Later, Periasamy and Kapoor decided MinIO would not have a sales team—an unheard-of strategy for an enterprise software company. “Developers don’t want to be sold to. They want to learn and make decisions on their own,” said Periasamy reflecting on their choice.
“The buyer had changed quite a bit,” Kapoor says of the increasing trend of engineering teams dictating a company’s technology purchases. “In the enterprise world, it was rare to find published prices online. Buyers would go through all kinds of hoops to finally engage with a vendor. We were one of the first to publish our plans. We were very transparent to the end user so there is no confusion between street price and what they end up paying. We wanted complete transparency.”
The move also helped the company save an enormous amount on staffing salaries. Periasamy and Kapoor were not only proving that they could capitalize on a hole in the cloud computing market but that they could run a company efficiently. “They had built a very compelling product with less than $3 million spent,” Jeevankumar says. “It would have normally taken $30 million to build a product like that.”
“They had built a very compelling product with less than $3 million spent,” Jeevankumar says. “It would have normally taken $30 million to build a product like that.”
Positioned for the Future
In January 2022, the company officially became a billion-dollar “unicorn” when it raised a Series B of $103 million.

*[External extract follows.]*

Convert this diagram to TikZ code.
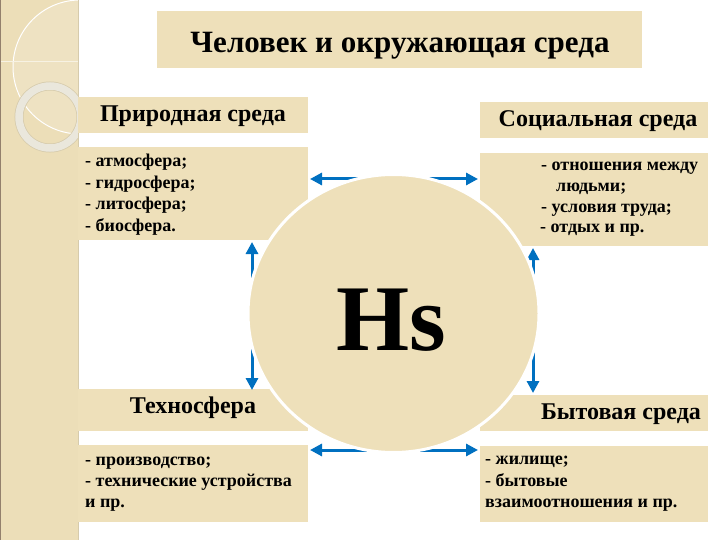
\documentclass[tikz,border=0pt]{standalone}
\usepackage{fontspec}
\setmainfont{Liberation Serif}
\usetikzlibrary{arrows.meta,shapes.geometric}
\definecolor{tanc}{RGB}{238,224,186}
\definecolor{stripc}{RGB}{236,222,184}
\definecolor{stripedge}{RGB}{214,203,172}
\definecolor{ringc}{RGB}{234,231,220}
\definecolor{arrowblue}{RGB}{0,112,192}
\begin{document}
\begin{tikzpicture}[x=1pt,y=-1pt,
  box/.style={fill=tanc, draw=none, inner sep=0, anchor=north west},
  titletext/.style={font=\bfseries\fontsize{31}{31}\selectfont, inner sep=0, anchor=base},
  headtext/.style={font=\bfseries\fontsize{24}{24}\selectfont, inner sep=0, anchor=base},
  listtext/.style={font=\bfseries\fontsize{18}{18}\selectfont, inner sep=0, anchor=base west},
  arr/.style={arrowblue, line width=3pt, {Triangle[length=12pt,width=12pt]}-{Triangle[length=12pt,width=12pt]}}
]
\useasboundingbox (0,0) rectangle (720,540);
\fill[white] (0,0) rectangle (720,540);
% left decorative strip
\fill[stripc] (0,0) rectangle (78,540);
\begin{scope}
  \clip (0,0) rectangle (78,540);
  \fill[white, opacity=0.15] (80,67) circle (67);
  \draw[white, line width=1pt] (80,67) circle (67);
  \draw[white!60!stripc, line width=0.6pt] (0,61) -- (78,61);
  \draw[stripedge, line width=9pt] (50,117) circle (31);
  \draw[ringc, line width=7.5pt] (50,117) circle (31);
\end{scope}
\draw[gray!70!brown, line width=1pt] (0.5,0) -- (0.5,540);
\draw[stripedge, line width=1.5pt] (78.5,0) -- (78.5,540);

% boxes
\node[box, minimum width=485pt, minimum height=57pt] (title) at (157,11) {};
\node[box, minimum width=230pt, minimum height=36pt] (phead) at (78,97) {};
\node[box, minimum width=230pt, minimum height=93pt] (plist) at (78,147) {};
\node[box, minimum width=228pt, minimum height=36pt] (shead) at (480,102) {};
\node[box, minimum width=228pt, minimum height=93pt] (slist) at (480,153) {};
\node[box, minimum width=230pt, minimum height=42pt] (thead) at (78,389) {};
\node[box, minimum width=230pt, minimum height=77pt] (tlist) at (78,445) {};
\node[box, minimum width=228pt, minimum height=36pt] (bhead) at (480,395) {};
\node[box, minimum width=228pt, minimum height=76pt] (blist) at (480,446) {};

% arrow end points
\coordinate (a1) at (310,179);
\coordinate (a2) at (478,179);
\coordinate (b1) at (310,450);
\coordinate (b2) at (478,450);
\coordinate (l1) at (252,242);
\coordinate (l2) at (252,390);
\coordinate (r1) at (533,248);
\coordinate (r2) at (533,393);
\draw[arr] (a1) -- (a2);
\draw[arr] (b1) -- (b2);
\draw[arr] (l1) -- (l2);
\draw[arr] (r1) -- (r2);

% central circle
\node[ellipse, fill=tanc, draw=white, line width=3pt, minimum width=291pt, minimum height=278pt, inner sep=0] (hs) at (393.5,313.5) {};
\node[font=\bfseries\fontsize{94}{94}\selectfont, inner sep=0, anchor=base] (hstext) at (391,350) {Hs};

% texts
\node[titletext] (tt) at (400,53) {Человек и окружающая среда};
\node[headtext] (pt) at (193,122) {Природная среда};
\node[headtext] (st) at (598,127) {Социальная среда};
\node[headtext] (tt2) at (193,413) {Техносфера};
\node[headtext] (bt) at (621,419) {Бытовая среда};

\node[listtext] (p1) at (85,167) {- атмосфера;};
\node[listtext] (p2) at (85,189) {- гидросфера;};
\node[listtext] (p3) at (85,210) {- литосфера;};
\node[listtext] (p4) at (85,231) {- биосфера.};

\node[listtext] (s1) at (541,171) {- отношения между};
\node[listtext] (s2) at (556,192) {людьми;};
\node[listtext] (s3) at (541,212) {- условия труда;};
\node[listtext] (s4) at (540,233) {- отдых и пр.};

\node[listtext] (t1) at (85,465) {- производство;};
\node[listtext] (t2) at (85,486) {- технические устройства};
\node[listtext] (t3) at (85,507) {и пр.};

\node[listtext] (b1t) at (485,464) {- жилище;};
\node[listtext] (b2t) at (485,486) {- бытовые};
\node[listtext] (b3t) at (485,507) {взаимоотношения и пр.};
\end{tikzpicture}
\end{document}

As ZDNet noted, MinIO’s bet to become a de facto open-source object storage company, when AWS had seemingly locked up the market, had finally paid off.
Now Kapoor says the company is focused on making the next eight years as full of growth as the first.
“With large language models and AI, data is going to keep growing at an exponential rate,” she says. “A lot of people in our space are still asking about the enterprise-ready applications in that space that will deliver value. To the end customers, there’s a lot of excitement and getting to that enterprise-level application, that’s where the future’s going.”